§ **Source records**
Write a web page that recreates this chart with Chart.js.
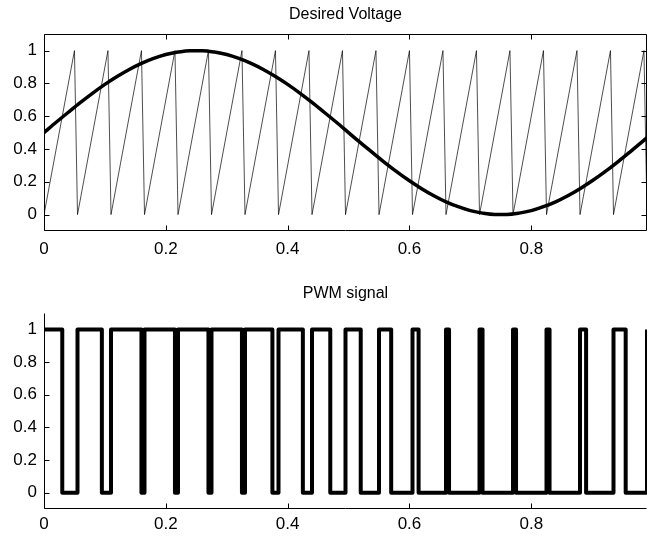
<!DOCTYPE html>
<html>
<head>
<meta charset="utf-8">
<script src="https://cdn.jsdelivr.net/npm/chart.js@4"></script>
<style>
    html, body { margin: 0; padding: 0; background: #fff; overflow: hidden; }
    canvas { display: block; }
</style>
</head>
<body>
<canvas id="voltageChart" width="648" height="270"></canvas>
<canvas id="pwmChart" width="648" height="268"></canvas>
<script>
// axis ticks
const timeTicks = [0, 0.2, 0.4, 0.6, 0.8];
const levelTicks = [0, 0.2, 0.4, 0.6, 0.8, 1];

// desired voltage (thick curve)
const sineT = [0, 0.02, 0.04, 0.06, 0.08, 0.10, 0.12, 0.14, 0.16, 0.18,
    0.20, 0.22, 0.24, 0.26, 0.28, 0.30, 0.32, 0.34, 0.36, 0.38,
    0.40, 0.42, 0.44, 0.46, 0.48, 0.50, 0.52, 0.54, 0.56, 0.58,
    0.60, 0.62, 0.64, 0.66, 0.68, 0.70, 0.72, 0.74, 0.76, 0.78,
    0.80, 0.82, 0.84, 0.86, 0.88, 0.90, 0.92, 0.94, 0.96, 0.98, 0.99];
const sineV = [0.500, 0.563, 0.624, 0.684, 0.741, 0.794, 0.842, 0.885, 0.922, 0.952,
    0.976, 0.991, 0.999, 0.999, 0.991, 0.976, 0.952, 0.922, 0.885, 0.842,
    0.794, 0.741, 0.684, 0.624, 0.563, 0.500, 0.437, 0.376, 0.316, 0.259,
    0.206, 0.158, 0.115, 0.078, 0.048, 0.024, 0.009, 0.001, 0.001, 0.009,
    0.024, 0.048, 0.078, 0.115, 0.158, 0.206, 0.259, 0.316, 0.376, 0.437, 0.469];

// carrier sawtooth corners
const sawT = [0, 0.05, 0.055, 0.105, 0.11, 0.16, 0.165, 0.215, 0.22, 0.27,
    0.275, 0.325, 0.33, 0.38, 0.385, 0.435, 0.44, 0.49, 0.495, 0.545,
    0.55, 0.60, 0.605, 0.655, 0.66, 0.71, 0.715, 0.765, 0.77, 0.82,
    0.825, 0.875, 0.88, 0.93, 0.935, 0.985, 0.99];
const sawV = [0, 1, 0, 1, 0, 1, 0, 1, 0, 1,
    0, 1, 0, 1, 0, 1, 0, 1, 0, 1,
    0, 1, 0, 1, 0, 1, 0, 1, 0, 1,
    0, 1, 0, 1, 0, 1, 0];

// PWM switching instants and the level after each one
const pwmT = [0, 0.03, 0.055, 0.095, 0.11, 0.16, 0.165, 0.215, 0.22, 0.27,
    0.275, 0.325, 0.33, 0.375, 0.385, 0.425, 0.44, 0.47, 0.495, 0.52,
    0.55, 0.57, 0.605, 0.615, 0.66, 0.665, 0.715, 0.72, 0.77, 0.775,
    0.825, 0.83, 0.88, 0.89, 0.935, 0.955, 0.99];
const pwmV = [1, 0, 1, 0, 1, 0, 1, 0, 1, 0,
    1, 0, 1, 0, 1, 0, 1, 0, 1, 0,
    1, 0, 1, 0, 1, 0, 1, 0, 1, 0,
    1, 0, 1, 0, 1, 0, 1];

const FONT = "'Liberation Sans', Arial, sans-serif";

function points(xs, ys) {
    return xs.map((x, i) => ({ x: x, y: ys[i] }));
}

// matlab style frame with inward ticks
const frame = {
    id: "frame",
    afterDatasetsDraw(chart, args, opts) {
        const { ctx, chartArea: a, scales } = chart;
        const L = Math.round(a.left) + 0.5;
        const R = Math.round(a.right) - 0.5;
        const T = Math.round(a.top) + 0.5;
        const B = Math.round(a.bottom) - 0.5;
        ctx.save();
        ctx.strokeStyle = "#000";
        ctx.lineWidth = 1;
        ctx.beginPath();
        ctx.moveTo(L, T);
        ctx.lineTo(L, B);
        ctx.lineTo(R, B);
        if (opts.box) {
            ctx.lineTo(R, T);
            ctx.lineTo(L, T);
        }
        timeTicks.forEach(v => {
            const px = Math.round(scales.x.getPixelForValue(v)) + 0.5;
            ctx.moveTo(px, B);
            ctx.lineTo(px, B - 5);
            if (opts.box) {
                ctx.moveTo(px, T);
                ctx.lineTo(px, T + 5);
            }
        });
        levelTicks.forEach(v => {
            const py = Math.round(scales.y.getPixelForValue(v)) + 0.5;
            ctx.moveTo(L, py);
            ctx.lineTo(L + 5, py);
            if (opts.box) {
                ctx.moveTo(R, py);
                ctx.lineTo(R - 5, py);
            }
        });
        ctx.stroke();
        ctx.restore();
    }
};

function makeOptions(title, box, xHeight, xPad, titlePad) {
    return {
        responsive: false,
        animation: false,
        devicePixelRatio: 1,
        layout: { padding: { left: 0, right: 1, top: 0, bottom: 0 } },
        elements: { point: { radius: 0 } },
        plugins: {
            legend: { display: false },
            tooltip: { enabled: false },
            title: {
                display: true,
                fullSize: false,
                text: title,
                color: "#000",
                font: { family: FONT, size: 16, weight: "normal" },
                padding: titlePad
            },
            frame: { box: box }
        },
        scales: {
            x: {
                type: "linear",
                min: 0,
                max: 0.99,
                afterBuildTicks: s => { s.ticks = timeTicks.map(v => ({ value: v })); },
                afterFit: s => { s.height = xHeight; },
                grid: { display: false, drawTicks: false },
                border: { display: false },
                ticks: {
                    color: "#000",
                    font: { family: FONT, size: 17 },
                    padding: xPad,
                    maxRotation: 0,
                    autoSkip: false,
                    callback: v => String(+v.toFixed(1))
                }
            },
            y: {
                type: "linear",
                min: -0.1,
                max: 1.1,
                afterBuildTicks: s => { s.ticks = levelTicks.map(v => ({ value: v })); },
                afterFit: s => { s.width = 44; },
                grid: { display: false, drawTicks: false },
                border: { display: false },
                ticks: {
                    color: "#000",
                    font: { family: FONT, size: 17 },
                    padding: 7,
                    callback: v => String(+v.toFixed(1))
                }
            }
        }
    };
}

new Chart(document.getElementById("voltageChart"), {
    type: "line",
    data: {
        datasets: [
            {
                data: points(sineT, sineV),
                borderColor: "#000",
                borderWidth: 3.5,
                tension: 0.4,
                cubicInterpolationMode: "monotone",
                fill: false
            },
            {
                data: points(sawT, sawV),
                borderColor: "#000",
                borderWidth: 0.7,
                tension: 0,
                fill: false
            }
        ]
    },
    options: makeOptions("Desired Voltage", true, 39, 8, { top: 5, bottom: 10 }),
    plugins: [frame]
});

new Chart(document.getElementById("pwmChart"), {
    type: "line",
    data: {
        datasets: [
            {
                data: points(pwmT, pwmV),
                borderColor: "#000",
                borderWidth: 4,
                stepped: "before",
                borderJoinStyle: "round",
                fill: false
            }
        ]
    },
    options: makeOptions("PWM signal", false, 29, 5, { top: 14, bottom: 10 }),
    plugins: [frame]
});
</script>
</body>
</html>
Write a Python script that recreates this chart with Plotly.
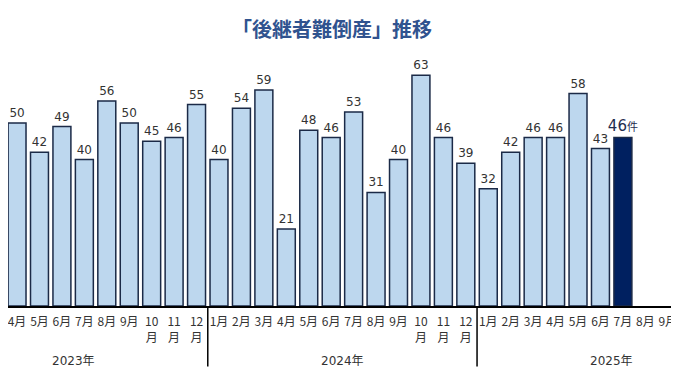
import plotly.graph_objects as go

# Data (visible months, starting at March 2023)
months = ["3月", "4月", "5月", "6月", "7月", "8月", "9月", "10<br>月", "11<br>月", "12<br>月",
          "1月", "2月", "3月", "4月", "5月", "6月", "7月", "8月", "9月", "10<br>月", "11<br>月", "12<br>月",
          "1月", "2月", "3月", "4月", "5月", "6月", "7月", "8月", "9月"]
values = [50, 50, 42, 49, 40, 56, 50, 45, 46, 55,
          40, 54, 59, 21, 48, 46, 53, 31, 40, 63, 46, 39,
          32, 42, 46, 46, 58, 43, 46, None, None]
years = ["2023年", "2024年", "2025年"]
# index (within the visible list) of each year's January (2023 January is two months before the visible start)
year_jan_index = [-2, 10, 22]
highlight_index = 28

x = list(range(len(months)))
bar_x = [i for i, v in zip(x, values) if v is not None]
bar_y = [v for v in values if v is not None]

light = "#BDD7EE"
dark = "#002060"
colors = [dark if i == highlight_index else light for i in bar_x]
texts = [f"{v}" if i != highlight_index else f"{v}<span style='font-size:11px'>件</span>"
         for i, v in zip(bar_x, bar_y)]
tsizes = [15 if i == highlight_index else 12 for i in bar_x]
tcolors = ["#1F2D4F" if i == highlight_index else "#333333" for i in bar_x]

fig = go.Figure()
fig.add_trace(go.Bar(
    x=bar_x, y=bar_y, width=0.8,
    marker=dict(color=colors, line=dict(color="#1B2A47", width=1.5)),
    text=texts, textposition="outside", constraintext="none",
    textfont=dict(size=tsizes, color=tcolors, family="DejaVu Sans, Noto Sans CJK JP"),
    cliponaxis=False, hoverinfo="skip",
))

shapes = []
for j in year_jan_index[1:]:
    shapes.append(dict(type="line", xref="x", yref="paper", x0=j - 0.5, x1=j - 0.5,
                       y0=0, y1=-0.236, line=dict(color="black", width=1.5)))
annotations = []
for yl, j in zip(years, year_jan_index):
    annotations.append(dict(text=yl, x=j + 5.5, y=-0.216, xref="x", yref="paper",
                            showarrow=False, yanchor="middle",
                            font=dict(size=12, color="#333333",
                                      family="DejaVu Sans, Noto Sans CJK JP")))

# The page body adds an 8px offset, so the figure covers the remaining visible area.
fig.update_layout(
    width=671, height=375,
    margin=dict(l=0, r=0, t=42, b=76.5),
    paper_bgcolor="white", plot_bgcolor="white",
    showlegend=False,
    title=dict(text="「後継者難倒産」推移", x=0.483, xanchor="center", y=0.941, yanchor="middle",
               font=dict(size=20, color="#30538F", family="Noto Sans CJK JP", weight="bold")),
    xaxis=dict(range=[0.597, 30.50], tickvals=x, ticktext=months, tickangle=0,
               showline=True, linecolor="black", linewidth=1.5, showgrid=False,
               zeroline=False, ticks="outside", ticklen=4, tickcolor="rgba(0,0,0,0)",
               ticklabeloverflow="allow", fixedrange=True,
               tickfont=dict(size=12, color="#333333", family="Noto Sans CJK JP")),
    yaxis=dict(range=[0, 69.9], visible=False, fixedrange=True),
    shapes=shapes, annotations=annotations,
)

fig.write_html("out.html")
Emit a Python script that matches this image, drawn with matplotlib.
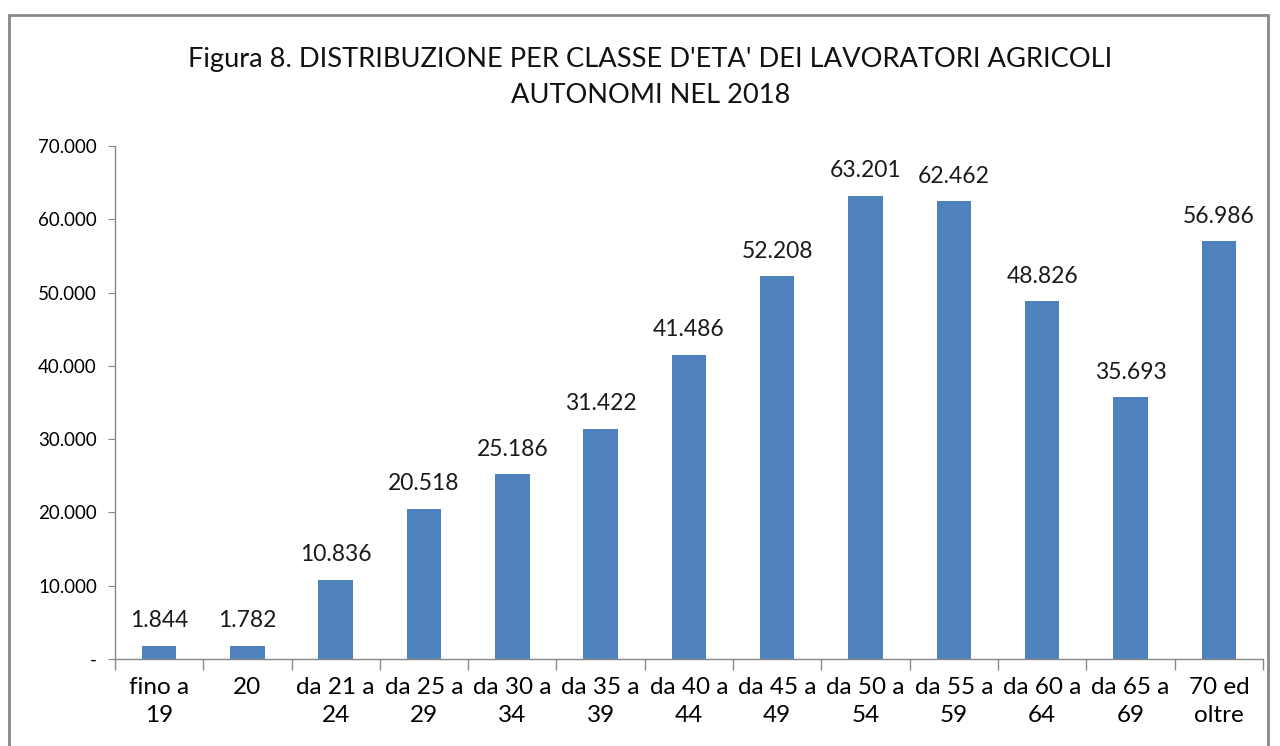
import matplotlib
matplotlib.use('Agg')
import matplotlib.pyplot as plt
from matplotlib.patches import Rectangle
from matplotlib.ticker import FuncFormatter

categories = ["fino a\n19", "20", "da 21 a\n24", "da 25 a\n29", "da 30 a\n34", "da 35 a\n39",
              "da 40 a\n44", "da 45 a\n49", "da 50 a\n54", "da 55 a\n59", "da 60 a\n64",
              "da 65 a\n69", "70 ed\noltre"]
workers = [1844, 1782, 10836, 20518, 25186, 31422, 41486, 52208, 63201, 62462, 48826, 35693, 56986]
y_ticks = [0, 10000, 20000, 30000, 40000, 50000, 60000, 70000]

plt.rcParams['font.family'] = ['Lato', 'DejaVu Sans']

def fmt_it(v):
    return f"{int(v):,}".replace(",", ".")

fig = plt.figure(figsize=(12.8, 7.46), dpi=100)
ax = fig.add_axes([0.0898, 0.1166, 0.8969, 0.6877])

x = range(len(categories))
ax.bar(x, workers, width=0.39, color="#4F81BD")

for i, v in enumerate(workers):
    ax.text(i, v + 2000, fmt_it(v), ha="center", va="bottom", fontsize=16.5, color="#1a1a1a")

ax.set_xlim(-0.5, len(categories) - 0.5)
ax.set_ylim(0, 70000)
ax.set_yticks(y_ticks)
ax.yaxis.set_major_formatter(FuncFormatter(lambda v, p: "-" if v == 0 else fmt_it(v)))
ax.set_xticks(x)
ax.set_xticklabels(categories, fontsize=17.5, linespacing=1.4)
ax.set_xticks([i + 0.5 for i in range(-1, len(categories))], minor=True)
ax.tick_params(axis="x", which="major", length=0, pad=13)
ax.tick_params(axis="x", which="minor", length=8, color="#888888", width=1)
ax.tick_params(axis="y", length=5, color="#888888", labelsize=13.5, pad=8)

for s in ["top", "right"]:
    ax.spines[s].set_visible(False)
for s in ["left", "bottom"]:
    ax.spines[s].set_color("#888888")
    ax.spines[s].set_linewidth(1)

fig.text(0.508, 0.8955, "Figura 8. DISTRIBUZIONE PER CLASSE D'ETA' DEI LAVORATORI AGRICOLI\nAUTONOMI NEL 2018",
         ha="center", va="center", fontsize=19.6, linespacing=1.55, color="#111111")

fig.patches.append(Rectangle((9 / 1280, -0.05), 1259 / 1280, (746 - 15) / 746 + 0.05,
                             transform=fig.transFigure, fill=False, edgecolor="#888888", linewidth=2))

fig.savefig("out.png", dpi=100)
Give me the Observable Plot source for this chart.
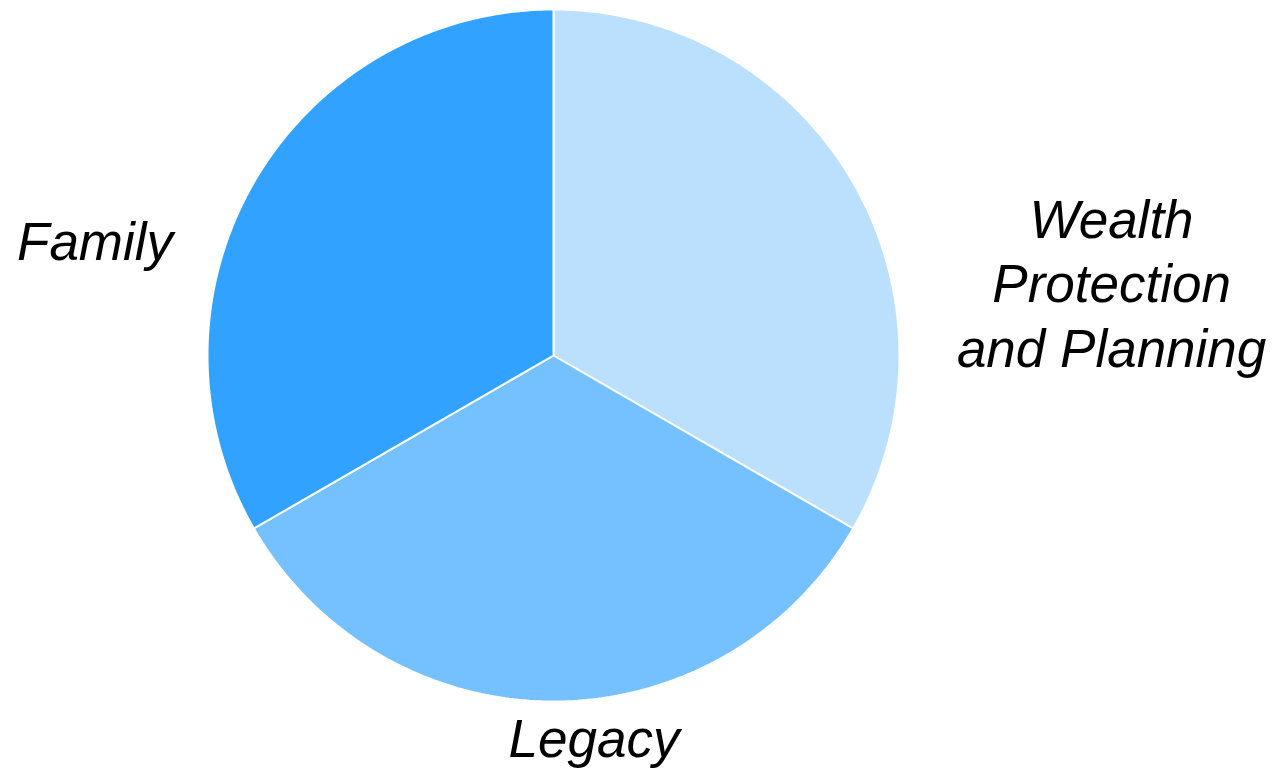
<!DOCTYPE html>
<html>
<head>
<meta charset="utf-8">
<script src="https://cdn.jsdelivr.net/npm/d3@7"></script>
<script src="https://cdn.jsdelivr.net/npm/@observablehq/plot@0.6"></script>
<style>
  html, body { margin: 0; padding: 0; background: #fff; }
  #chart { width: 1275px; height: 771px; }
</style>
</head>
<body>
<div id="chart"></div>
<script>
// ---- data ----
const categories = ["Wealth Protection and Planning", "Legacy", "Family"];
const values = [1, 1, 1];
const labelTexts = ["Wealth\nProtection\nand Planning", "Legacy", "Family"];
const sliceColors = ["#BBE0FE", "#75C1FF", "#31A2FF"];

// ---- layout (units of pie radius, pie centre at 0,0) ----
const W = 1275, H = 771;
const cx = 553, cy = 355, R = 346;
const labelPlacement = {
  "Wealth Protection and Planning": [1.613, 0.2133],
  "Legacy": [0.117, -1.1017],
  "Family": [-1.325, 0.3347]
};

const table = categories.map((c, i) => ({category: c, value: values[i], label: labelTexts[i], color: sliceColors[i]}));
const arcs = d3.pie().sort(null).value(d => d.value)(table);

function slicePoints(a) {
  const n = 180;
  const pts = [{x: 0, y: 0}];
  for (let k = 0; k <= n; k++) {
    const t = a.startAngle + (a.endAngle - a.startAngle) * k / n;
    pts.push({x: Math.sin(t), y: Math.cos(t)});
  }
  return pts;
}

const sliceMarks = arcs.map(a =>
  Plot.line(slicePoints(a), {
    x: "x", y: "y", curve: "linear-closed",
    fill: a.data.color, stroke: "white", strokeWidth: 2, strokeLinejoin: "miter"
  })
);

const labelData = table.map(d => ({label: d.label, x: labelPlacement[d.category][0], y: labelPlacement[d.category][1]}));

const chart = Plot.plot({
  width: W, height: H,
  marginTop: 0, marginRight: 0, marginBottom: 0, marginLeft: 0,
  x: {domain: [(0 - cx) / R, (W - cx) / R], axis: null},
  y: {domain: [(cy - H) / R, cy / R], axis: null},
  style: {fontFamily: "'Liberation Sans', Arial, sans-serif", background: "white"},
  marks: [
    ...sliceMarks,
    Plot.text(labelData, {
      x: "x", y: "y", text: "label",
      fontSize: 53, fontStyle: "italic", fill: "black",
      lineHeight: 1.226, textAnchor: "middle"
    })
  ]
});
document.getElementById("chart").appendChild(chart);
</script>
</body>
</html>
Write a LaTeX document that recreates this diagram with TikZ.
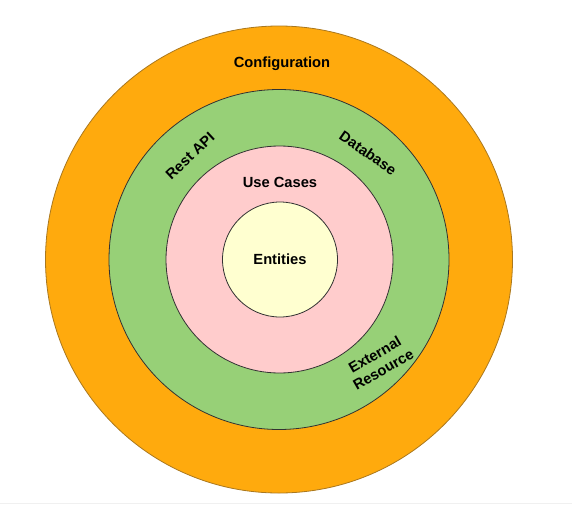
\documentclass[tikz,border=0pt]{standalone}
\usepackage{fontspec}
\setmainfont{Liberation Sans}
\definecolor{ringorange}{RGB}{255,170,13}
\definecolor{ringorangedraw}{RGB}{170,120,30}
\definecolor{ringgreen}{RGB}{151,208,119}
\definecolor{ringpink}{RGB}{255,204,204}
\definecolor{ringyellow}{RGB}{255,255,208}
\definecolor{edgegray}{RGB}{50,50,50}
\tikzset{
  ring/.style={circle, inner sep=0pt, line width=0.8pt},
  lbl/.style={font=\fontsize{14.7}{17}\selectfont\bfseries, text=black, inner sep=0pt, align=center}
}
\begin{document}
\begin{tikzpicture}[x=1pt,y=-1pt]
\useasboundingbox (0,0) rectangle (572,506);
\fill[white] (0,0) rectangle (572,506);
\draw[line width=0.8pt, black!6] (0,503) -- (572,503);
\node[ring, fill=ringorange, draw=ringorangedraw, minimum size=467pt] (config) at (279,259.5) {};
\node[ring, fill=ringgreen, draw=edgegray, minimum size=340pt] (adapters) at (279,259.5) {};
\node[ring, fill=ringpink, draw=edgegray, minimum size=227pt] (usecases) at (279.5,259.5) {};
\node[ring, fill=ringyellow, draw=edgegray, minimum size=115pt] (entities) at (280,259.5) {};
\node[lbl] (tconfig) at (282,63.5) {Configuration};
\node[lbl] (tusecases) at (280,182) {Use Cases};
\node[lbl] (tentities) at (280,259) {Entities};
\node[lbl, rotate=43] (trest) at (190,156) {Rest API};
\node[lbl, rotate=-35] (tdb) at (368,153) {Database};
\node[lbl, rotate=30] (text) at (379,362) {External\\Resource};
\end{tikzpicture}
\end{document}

§ **To be done**
Copy the lines above exactly, starting with the line that contains "Emit a Python" and ending with the line that contains "plt.rcParams['font.family'] = ['Lato', 'DejaVu", and leave out any pictures.

§ **Task solution**
Emit a Python script that matches this image, drawn with matplotlib.
import matplotlib
matplotlib.use('Agg')
import matplotlib.pyplot as plt
from matplotlib.patches import Rectangle
from matplotlib.ticker import FuncFormatter

categories = ["fino a\n19", "20", "da 21 a\n24", "da 25 a\n29", "da 30 a\n34", "da 35 a\n39",
              "da 40 a\n44", "da 45 a\n49", "da 50 a\n54", "da 55 a\n59", "da 60 a\n64",
              "da 65 a\n69", "70 ed\noltre"]
workers = [1844, 1782, 10836, 20518, 25186, 31422, 41486, 52208, 63201, 62462, 48826, 35693, 56986]
y_ticks = [0, 10000, 20000, 30000, 40000, 50000, 60000, 70000]

plt.rcParams['font.family'] = ['Lato', 'DejaVu Sans']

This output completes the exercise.